Una storia italiana

Era circa metà luglio quando ho deciso di scrivere questo pezzo. Mi sono ritrovata davanti ad una scenetta assolutamente degna di essere conosciuta ma devo ammettere che tutti questi ripensamenti avuti, che mi hanno portato, ormai, alla fine di agosto, hanno sicuramente placato i miei spiriti guerrafondai e da 'ora scrivo un pezzo scandalo' sono passata a 'ora racconto quel che è successo'. Eviterò quindi di mettere nomi ma buon intenditor...
Durante uno dei tanti appelli a cui ho assistito in questa lunga estate universitaria sono finita anche a quello di una professoressa conosciuta ai più per essere un po', come dire, agitata. Boccia uno e boccia l'altro, finalmente arriva il turno di uno quei classici figli di papà che gli tireresti qualcosa dietro solo per il fatto che il caffè non prendono alla macchinetta, come tutti, ma al bar più caro della zona.

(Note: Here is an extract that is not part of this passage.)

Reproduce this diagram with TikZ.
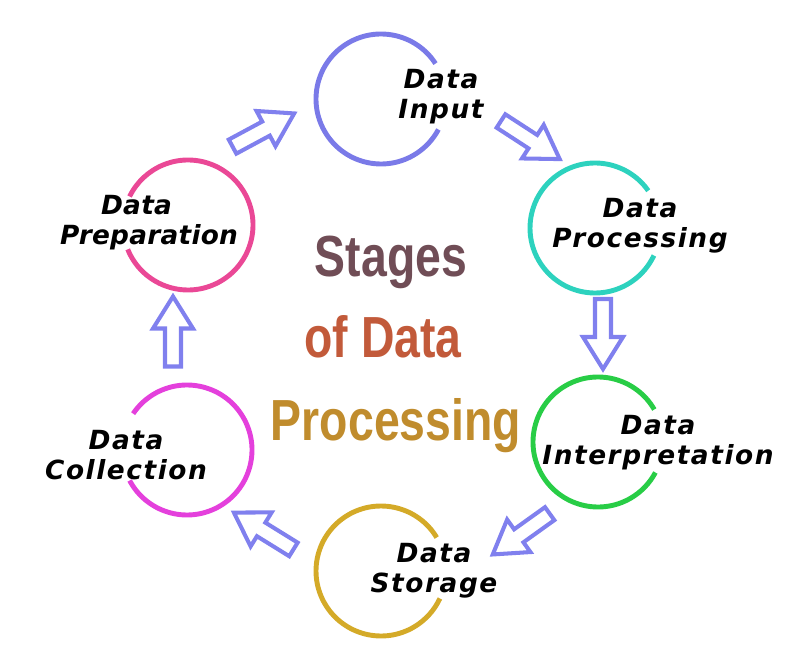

Della serie "ora vediamo come va a finire" mi avvicino per sentire meglio. Anche in questo caso la prof urla e strepita, gli fa notare un sacco di errori, gli mangia un po' la faccia e, a dirla tutta, effettivamente non aveva dato buone risposte. Dopo due sospiratissime domande arriva il momento fatidico: il verdetto. La professoressa apre il libretto, legge il nome, lo guarda in faccia e pronuncia le seguenti parole: Va bene, si prenda questo trenta.
Beh, cara prof, scusa se ti do del tu, potevi anche evitartela tutta la scenetta, per sua fortuna il ragazzo assomiglia molto al padre anche d'aspetto, non c'era bisogno di leggere il cognome sul libreetto, e te dovresti saperlo bene visto che lavorate insieme!